Social projects target improvements for a specific population or a particular issue such as education, affordable housing, food security or better health.
A sustainability linked loan can be used for any company or organisational operations, rather than a specific asset.
Priced against sustainability strategy and targets, for example having a certain percentage of Indigenous workers by a set date, the customer gets a discount if they reach the target or pay a premium for failure.
There are also so-called green, social and sustainability instruments that don't require a borrower to commit to targets, although they must have a framework of something they are trying to achieve.
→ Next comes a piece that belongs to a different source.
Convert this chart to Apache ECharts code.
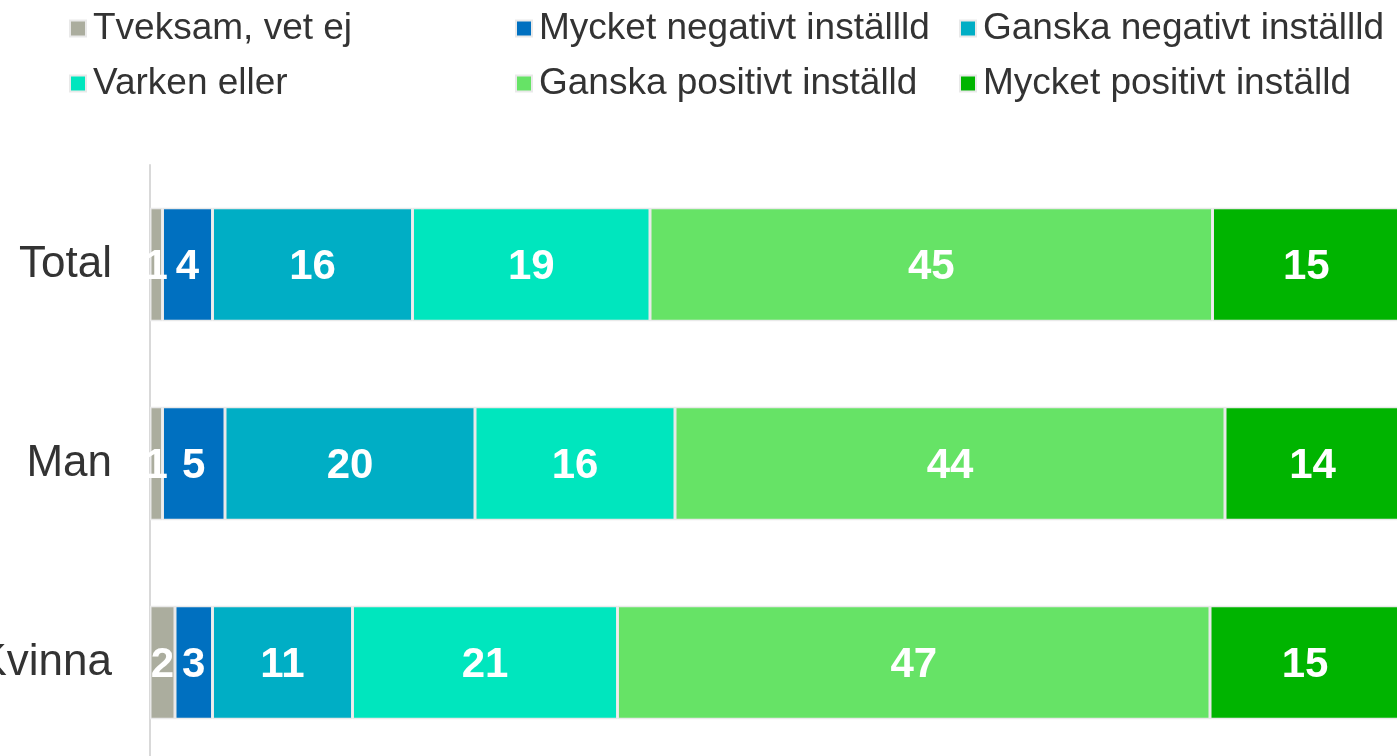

Globally, sustainable debt issuance surged to $US3.2 trillion ($A4.5 trillion) in the first half of 2021 as demand goes exponential.
It took 12 years for the first $US1 trillion, another year to reach $US2 trillion and just six months to reach $US3 trillion, Bloomberg data shows.
The Victorian government's green bond sale in July raised $300 million from insurers, fund managers and investors with a specific green or socially responsible investment mandate.
LED traffic lights, mini-hydro power stations, low-carbon buildings and a new renewable energy power station will get a slice of the proceeds.
Queensland Treasury's green bonds are supporting the Gold Coast light rail, cycleways, South East Queensland's city train network, electric powered tilt train rolling stock, and solar projects.
Western Australia's Premier and Treasurer Mark McGowan in November issued his state's first ESG information pack to attract global investors.
He plans to sell bonds to bankroll programs to avert biodiversity loss, find cleaner sources of fuel and close the gap on Indigenous disadvantage.
But similar sovereign bonds aren't likely, despite a growing global appetite.
The federal debt manager, the Australian Office of Financial Management (AOFM), has no plans to issue new lines of Commonwealth bonds.
Treasurer Josh Frydenberg has said the private sector is best placed to assess and manage the risks they face.